The first of the new engines will be available within the next two years, said Amy Boerger, vice president of Cummins North America On-Highway Engine Business. “They won’t be available all at the same point in time,” she said. “But they will start to roll out in the 2024 timeframe.
“The upfront cost of these engines will be much lower than moving to fully electric or fuel cell options. That’s critical to lowering the barrier for entry for fleets looking to adopt emissions-reducing technologies today.
“These engines will also deliver increased benefits to our truck OEM partners. The architecture and footprint of these engines will be similar across the current product platforms that will make it easier for the OEMs to integrate various fuel types across the same truck chassis. This means lower costs associated with vehicle redesign and any associated production line changes.”
Amid the news about Meritor and fuel-agnostic engines, Cummins also made several other moves, again aimed at making combustion engines more commercially and environmentally viable in the short and medium terms.
Just days before the Meritor deal became public, Cummins announced an agreement to acquire Jacobs Vehicle Systems (JVS), a subsidiary of Altra Industrial Motion Corp., and a supplier of engine braking, cylinder deactivation, start/stop and thermal management technologies, for approximately $325 million. That acquisition was preceded – again by a matter of days – by Cummins’ buyout of Westport Fuel Systems’ 50% share of the Cummins Westport joint venture that was established in 2001.

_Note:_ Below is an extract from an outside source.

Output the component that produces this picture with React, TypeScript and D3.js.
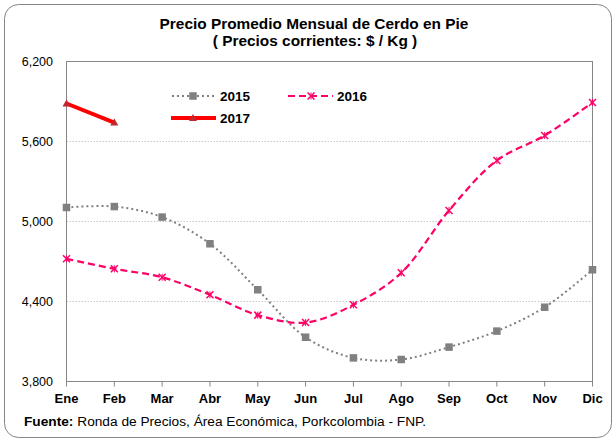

The Jacobs acquisition adds additional valvetrain expertise to Cummins, specifically in the form of engine compression brake systems – which ironically enough, were the brainchild of Cummins founder Clessie Cummins – and more significantly, advanced cylinder deactivation technology, which is considered an enabler toward meeting upcoming engine emissions regulations for medium- and heavy-duty diesels. “We believe their technology is key in our future engine platforms for braking,” said Jennifer Rumsey, Cummins president and chief operating officer, “as well as thermal management as we decarbonize those solutions.”
The Cummins Westport JV has developed and sold more than 100,000 natural gas engines in two decades, mainly for trucks and buses. The engines were manufactured by Cummins and incorporated Westport’s HPDI spark-ignited fuel system technology, with warranty and service through the Cummins sales and service network.
Cummins now becomes the sole owner, which ties in with its move toward more gaseous-fueled and fuel-agnostic products. Further closing that loop was the January completion of a joint venture agreement with Rush Enterprises-owned Momentum Technologies, a manufacturer of onboard natural gas fuel storage and delivery systems. The new joint venture offers sales and support of fuel systems through Rush Truck Centers dealerships and Cummins distributors.
The result of Cummins’ flurry of activity appears to leave it positioned for the next several decades, with combustion engines and conventional driveline technologies available now and advanced electric and hydrogen-based powertrains ready to transition into the marketplace in the future.
“Companies that only offer one solution will not be able to meet diverse customer needs,” said Rumsey. “Companies that focus only on one market will struggle to build the scale necessary to be profitable. And companies that don’t have a strong cash generating core may not be able to sustain the investment required for this long transition.
“Cummins has the portfolio of technologies and the agility that’s needed to enable our customer success through this transition.”